WHAT THIS TASK INVOLVES — Leave the pictures out and copy exactly the lines from the line containing "Write the Plotly.js code for this chart." to the line containing "const vlStat = 'Spearman", both lines included.

EXCERPTED RECORDS —
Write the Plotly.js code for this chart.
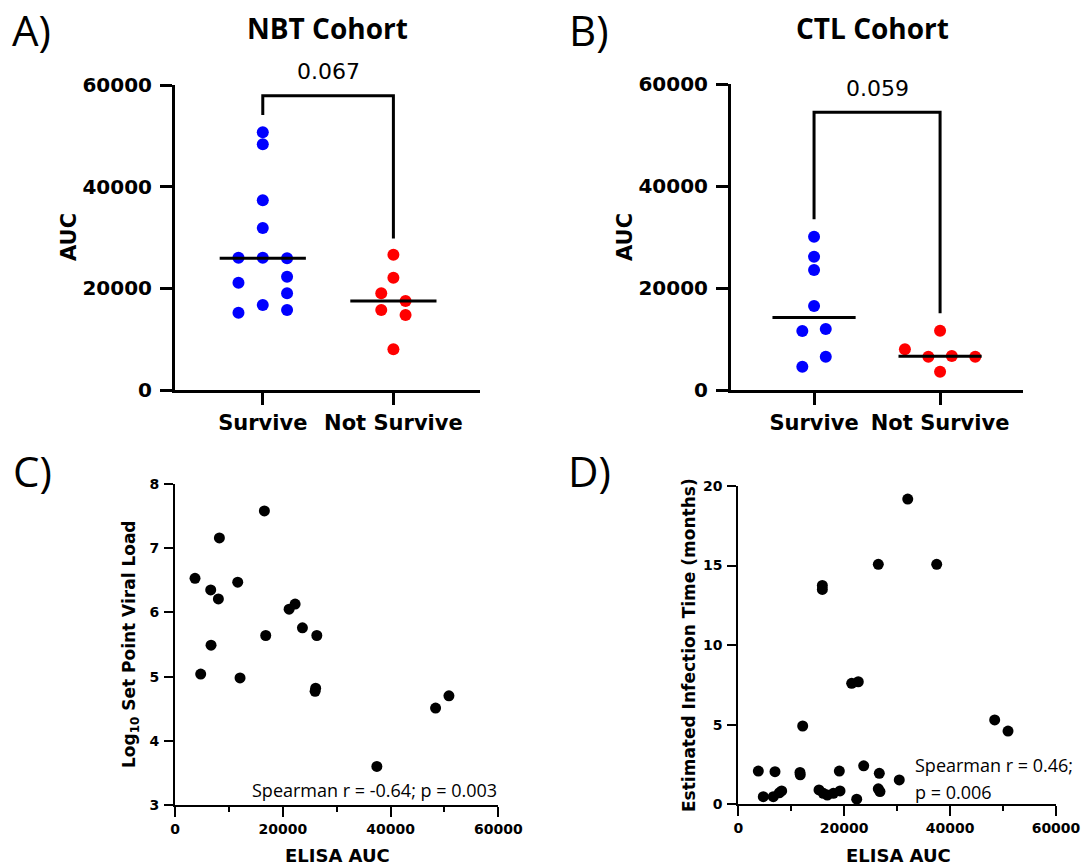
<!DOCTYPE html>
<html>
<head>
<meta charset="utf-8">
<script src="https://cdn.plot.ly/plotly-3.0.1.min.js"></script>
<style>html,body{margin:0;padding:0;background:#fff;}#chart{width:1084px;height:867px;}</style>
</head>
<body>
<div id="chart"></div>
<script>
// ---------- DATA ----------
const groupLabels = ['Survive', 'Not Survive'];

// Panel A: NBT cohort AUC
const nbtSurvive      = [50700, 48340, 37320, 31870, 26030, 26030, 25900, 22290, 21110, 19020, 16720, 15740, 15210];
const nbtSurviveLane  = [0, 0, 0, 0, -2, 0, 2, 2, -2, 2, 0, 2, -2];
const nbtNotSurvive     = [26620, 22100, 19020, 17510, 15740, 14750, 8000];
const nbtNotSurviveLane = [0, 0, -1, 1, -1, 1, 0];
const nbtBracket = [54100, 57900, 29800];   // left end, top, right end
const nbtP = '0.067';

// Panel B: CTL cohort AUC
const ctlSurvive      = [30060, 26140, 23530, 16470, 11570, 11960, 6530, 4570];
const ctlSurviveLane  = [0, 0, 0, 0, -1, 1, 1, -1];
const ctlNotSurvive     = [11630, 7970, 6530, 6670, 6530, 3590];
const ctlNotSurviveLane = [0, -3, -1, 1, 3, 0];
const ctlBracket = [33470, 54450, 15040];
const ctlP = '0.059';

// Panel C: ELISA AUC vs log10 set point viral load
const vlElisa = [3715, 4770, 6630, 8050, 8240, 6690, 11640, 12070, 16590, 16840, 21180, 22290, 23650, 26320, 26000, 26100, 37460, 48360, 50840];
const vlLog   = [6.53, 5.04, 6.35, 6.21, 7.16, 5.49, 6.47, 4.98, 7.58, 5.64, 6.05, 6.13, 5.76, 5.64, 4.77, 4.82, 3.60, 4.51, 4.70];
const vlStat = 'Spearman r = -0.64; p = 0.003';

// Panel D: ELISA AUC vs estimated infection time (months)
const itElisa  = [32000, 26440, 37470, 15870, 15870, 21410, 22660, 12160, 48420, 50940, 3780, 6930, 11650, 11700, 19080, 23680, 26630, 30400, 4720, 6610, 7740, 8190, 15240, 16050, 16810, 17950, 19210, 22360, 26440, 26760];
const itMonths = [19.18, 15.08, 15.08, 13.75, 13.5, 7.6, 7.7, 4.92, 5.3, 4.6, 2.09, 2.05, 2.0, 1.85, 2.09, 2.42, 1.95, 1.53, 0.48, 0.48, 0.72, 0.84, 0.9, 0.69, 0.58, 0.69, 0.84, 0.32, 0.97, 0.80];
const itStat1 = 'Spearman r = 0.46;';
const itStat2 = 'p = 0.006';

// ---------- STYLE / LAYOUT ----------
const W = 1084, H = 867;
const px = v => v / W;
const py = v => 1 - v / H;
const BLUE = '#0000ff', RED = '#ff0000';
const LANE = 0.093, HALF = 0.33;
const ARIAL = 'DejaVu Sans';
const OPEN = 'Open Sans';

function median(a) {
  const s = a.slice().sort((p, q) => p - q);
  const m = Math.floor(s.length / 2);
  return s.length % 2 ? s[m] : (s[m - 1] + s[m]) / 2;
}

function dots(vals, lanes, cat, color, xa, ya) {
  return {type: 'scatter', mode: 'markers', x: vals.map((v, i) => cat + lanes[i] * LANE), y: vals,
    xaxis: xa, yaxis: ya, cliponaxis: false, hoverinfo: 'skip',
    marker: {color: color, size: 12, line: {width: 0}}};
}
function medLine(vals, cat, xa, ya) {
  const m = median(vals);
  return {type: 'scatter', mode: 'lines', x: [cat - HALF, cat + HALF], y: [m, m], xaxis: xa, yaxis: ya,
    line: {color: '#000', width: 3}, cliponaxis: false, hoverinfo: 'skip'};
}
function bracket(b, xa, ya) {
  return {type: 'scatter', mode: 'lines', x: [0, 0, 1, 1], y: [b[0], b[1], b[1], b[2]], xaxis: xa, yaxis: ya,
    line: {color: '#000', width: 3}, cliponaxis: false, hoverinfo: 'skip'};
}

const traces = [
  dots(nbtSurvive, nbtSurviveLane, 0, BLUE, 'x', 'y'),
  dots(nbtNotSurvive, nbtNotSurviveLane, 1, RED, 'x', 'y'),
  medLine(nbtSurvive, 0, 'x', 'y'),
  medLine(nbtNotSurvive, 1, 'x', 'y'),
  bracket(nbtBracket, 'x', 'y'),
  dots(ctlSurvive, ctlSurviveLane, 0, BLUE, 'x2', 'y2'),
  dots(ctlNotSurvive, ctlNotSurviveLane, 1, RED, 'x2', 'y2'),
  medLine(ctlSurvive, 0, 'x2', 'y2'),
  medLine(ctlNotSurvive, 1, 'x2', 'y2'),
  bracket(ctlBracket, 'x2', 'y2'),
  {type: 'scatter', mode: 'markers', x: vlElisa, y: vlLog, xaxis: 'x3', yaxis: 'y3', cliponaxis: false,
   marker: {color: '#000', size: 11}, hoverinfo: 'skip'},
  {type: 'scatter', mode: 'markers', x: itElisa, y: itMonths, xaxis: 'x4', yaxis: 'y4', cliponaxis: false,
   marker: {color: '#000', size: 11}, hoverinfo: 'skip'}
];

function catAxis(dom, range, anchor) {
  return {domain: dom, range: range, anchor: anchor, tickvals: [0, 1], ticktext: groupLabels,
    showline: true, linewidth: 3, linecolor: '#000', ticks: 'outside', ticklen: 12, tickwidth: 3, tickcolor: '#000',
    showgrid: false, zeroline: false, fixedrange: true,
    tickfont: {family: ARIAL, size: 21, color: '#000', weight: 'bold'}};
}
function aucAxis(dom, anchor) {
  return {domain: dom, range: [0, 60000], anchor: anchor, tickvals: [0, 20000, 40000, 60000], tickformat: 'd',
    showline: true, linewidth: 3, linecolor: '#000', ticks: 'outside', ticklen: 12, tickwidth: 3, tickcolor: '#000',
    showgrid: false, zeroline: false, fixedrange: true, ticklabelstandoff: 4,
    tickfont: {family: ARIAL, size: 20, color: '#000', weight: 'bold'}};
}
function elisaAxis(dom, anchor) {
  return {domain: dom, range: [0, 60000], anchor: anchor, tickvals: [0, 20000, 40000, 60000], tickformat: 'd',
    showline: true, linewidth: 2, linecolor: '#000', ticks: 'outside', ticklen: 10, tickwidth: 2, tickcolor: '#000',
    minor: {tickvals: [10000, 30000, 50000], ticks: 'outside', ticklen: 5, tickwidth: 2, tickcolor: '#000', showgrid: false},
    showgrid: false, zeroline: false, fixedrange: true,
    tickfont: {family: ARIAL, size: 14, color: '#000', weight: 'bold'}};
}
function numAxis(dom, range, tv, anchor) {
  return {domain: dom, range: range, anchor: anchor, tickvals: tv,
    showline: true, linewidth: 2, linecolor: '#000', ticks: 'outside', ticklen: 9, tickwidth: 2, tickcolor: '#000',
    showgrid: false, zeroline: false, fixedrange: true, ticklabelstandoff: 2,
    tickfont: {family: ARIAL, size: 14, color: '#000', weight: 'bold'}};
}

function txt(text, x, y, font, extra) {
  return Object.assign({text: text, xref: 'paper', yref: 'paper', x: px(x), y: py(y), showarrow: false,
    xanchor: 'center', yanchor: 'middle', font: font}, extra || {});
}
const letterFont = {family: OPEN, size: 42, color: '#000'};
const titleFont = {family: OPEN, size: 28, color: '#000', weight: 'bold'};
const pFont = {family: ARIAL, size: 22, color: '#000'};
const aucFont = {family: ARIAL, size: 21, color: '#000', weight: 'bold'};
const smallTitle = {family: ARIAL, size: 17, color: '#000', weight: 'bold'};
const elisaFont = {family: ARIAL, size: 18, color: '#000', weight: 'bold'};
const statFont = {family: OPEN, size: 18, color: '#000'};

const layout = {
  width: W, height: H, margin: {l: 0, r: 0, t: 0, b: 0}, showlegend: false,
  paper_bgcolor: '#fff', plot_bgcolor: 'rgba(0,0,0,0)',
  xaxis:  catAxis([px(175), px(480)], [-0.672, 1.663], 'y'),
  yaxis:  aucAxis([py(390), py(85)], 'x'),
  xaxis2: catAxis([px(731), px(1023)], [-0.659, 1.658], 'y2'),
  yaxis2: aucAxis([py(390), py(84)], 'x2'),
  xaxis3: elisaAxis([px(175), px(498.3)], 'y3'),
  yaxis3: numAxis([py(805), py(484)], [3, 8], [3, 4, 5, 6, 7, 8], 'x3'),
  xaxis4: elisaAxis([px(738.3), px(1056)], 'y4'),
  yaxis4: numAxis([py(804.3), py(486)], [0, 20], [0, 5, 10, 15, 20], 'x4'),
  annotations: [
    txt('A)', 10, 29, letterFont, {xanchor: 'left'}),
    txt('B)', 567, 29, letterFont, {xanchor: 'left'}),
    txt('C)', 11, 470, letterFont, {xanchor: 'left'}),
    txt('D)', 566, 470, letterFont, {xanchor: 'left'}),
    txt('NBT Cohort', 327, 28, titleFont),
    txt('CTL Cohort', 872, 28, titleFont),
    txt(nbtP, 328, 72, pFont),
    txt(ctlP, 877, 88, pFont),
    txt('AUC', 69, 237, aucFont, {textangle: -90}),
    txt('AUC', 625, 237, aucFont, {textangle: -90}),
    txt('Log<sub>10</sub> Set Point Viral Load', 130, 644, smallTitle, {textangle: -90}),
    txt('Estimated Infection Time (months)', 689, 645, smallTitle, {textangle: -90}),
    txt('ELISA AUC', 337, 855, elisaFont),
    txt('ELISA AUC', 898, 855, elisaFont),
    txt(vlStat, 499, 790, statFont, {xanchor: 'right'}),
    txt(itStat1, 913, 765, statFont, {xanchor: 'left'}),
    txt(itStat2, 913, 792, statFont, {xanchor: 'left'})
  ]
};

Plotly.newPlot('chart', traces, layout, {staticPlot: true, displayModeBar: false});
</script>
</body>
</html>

* * *

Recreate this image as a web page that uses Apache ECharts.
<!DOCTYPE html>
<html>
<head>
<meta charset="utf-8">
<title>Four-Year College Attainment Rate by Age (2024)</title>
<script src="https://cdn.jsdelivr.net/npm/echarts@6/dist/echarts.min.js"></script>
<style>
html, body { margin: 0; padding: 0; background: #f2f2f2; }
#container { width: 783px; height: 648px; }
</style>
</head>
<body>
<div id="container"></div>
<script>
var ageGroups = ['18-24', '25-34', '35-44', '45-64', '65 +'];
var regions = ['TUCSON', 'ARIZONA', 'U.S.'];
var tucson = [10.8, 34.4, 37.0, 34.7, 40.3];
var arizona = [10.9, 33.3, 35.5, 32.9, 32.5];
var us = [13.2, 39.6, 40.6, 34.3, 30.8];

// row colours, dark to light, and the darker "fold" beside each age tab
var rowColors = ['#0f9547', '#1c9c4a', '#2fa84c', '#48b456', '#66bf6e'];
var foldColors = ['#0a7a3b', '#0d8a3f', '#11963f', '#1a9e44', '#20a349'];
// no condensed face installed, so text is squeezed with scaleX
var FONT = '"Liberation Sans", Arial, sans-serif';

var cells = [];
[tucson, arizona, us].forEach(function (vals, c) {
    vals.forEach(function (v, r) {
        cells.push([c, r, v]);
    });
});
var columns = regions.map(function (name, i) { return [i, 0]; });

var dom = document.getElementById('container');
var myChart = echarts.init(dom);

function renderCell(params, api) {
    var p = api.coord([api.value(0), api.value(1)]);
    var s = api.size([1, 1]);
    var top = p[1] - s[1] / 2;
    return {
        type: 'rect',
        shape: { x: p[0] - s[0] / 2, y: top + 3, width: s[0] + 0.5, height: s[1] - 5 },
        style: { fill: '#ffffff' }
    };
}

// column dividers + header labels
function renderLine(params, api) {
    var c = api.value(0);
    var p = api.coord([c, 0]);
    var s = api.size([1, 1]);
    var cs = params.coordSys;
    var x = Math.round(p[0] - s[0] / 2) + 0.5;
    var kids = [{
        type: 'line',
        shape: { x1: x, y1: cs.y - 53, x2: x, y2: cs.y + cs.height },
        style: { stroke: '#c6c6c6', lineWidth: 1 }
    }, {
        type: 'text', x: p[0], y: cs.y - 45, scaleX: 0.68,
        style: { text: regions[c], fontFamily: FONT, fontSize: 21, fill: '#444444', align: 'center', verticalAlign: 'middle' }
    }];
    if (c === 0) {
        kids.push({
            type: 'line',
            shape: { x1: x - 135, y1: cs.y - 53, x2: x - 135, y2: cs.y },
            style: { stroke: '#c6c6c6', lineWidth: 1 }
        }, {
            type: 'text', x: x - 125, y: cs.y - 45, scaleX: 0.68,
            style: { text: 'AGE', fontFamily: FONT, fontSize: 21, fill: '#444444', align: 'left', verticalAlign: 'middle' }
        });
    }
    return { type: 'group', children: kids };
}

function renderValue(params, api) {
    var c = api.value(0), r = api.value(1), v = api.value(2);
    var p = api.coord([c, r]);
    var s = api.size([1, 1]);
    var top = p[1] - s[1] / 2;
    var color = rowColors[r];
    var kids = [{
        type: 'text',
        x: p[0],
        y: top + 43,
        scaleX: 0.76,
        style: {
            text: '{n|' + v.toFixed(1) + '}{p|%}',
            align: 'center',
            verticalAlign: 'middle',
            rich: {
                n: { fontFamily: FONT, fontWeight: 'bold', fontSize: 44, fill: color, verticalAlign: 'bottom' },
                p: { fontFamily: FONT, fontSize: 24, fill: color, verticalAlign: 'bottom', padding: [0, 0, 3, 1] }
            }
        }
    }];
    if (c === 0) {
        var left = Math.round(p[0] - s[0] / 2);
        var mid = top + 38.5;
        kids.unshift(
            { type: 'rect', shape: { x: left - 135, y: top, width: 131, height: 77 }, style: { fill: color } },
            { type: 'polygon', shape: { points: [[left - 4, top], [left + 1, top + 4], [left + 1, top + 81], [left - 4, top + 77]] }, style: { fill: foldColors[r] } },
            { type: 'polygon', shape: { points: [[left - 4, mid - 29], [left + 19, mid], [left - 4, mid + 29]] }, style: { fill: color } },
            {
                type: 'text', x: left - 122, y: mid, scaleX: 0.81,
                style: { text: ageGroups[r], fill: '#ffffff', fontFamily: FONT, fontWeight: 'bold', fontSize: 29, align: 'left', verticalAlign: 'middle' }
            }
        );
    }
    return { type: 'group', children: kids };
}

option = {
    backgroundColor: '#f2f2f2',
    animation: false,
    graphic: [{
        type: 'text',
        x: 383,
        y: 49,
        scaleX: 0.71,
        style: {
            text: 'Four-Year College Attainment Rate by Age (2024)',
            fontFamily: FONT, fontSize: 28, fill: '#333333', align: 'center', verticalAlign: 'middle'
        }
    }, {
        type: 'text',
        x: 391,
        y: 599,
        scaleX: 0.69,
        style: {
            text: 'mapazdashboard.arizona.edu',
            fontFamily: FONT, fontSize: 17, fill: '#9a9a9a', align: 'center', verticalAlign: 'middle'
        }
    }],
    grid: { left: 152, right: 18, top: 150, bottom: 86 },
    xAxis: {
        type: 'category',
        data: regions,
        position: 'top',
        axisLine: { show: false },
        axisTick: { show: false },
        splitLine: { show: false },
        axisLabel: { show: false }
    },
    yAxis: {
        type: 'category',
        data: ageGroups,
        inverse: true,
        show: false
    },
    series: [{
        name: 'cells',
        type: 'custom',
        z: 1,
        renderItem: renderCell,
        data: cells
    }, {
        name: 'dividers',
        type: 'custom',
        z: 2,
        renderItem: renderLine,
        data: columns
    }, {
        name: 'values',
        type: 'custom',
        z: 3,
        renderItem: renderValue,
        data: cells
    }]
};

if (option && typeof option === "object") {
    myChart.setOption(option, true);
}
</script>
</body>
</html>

PROBLEM SOLUTION —
Write the Plotly.js code for this chart.
<!DOCTYPE html>
<html>
<head>
<meta charset="utf-8">
<script src="https://cdn.plot.ly/plotly-3.0.1.min.js"></script>
<style>html,body{margin:0;padding:0;background:#fff;}#chart{width:1084px;height:867px;}</style>
</head>
<body>
<div id="chart"></div>
<script>
// ---------- DATA ----------
const groupLabels = ['Survive', 'Not Survive'];

// Panel A: NBT cohort AUC
const nbtSurvive      = [50700, 48340, 37320, 31870, 26030, 26030, 25900, 22290, 21110, 19020, 16720, 15740, 15210];
const nbtSurviveLane  = [0, 0, 0, 0, -2, 0, 2, 2, -2, 2, 0, 2, -2];
const nbtNotSurvive     = [26620, 22100, 19020, 17510, 15740, 14750, 8000];
const nbtNotSurviveLane = [0, 0, -1, 1, -1, 1, 0];
const nbtBracket = [54100, 57900, 29800];   // left end, top, right end
const nbtP = '0.067';

// Panel B: CTL cohort AUC
const ctlSurvive      = [30060, 26140, 23530, 16470, 11570, 11960, 6530, 4570];
const ctlSurviveLane  = [0, 0, 0, 0, -1, 1, 1, -1];
const ctlNotSurvive     = [11630, 7970, 6530, 6670, 6530, 3590];
const ctlNotSurviveLane = [0, -3, -1, 1, 3, 0];
const ctlBracket = [33470, 54450, 15040];
const ctlP = '0.059';

// Panel C: ELISA AUC vs log10 set point viral load
const vlElisa = [3715, 4770, 6630, 8050, 8240, 6690, 11640, 12070, 16590, 16840, 21180, 22290, 23650, 26320, 26000, 26100, 37460, 48360, 50840];
const vlLog   = [6.53, 5.04, 6.35, 6.21, 7.16, 5.49, 6.47, 4.98, 7.58, 5.64, 6.05, 6.13, 5.76, 5.64, 4.77, 4.82, 3.60, 4.51, 4.70];
const vlStat = 'Spearman r = -0.64; p = 0.003';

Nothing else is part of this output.